◆ Written task: Retype, please, the listing from its opening line through the line that contains "const yTicks = [7.1, 7.2, 7.3, 7.4, 7.5];", both included, without the pictures.
# start of Available data
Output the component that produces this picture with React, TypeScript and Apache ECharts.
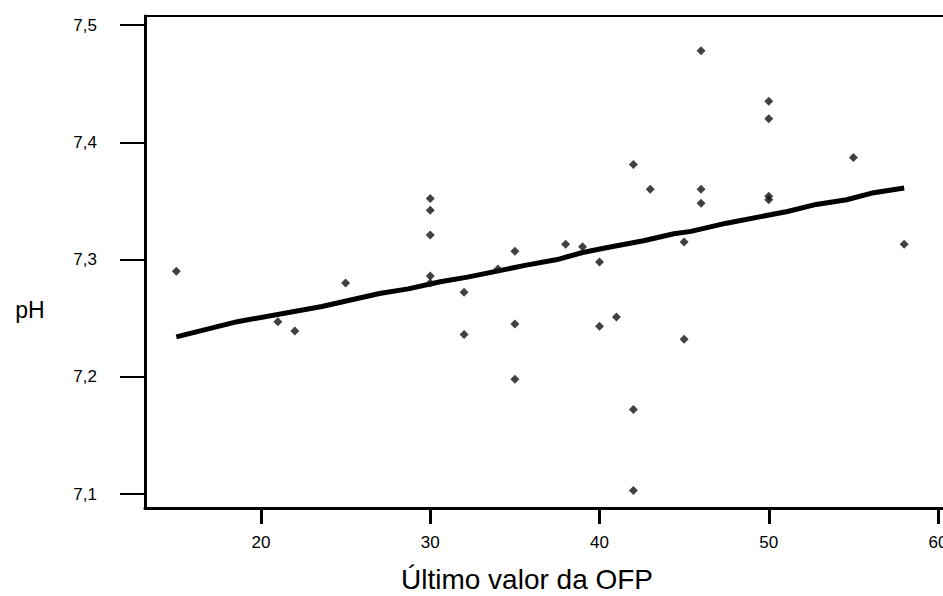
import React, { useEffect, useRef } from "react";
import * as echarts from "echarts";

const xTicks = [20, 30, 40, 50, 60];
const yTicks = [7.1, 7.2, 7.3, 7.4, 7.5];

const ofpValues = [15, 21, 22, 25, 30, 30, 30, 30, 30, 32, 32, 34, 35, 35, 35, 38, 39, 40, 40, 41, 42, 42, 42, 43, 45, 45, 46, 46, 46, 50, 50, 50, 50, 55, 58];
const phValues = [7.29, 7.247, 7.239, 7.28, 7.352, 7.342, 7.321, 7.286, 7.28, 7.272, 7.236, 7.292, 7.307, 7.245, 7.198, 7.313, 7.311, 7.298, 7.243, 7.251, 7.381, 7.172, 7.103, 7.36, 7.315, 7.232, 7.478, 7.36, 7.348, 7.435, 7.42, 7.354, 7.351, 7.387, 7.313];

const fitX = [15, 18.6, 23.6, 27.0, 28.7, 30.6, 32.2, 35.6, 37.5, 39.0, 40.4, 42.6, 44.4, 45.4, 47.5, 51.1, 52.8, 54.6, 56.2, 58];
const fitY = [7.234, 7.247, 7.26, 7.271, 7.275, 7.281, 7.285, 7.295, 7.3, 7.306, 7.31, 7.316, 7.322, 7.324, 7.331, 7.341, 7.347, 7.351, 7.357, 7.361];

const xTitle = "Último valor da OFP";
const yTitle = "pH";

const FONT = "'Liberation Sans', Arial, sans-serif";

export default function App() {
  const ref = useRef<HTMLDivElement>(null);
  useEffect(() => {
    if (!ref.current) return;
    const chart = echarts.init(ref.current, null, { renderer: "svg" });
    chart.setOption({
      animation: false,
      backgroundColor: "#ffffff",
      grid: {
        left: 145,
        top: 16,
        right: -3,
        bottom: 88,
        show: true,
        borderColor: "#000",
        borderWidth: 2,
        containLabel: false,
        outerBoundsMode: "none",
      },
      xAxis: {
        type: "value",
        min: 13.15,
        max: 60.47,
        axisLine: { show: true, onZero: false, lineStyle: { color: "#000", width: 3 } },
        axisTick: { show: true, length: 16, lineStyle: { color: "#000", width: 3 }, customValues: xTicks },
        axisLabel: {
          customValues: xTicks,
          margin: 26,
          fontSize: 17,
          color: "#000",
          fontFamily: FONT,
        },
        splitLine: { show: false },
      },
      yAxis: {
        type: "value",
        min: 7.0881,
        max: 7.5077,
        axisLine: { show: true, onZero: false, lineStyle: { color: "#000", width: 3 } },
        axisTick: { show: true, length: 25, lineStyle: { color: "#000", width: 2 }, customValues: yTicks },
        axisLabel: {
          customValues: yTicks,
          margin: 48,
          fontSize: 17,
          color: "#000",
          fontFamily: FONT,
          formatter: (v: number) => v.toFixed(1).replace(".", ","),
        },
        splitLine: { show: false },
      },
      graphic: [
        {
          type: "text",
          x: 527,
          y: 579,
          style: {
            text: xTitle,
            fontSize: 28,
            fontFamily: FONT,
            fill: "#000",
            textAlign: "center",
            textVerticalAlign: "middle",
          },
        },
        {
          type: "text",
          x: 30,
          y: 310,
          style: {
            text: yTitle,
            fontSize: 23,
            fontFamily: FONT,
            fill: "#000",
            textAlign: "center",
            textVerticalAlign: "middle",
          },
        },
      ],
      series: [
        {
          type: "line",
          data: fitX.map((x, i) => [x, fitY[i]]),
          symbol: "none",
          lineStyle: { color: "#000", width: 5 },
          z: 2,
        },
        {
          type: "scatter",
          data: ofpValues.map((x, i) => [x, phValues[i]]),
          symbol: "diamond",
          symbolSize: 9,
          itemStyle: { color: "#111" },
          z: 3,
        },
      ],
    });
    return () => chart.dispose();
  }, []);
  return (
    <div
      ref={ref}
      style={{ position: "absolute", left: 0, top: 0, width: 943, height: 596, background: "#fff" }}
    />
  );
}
# end of Available data
◆ Expected output:
Output the component that produces this picture with React, TypeScript and Apache ECharts.
import React, { useEffect, useRef } from "react";
import * as echarts from "echarts";

const xTicks = [20, 30, 40, 50, 60];
const yTicks = [7.1, 7.2, 7.3, 7.4, 7.5];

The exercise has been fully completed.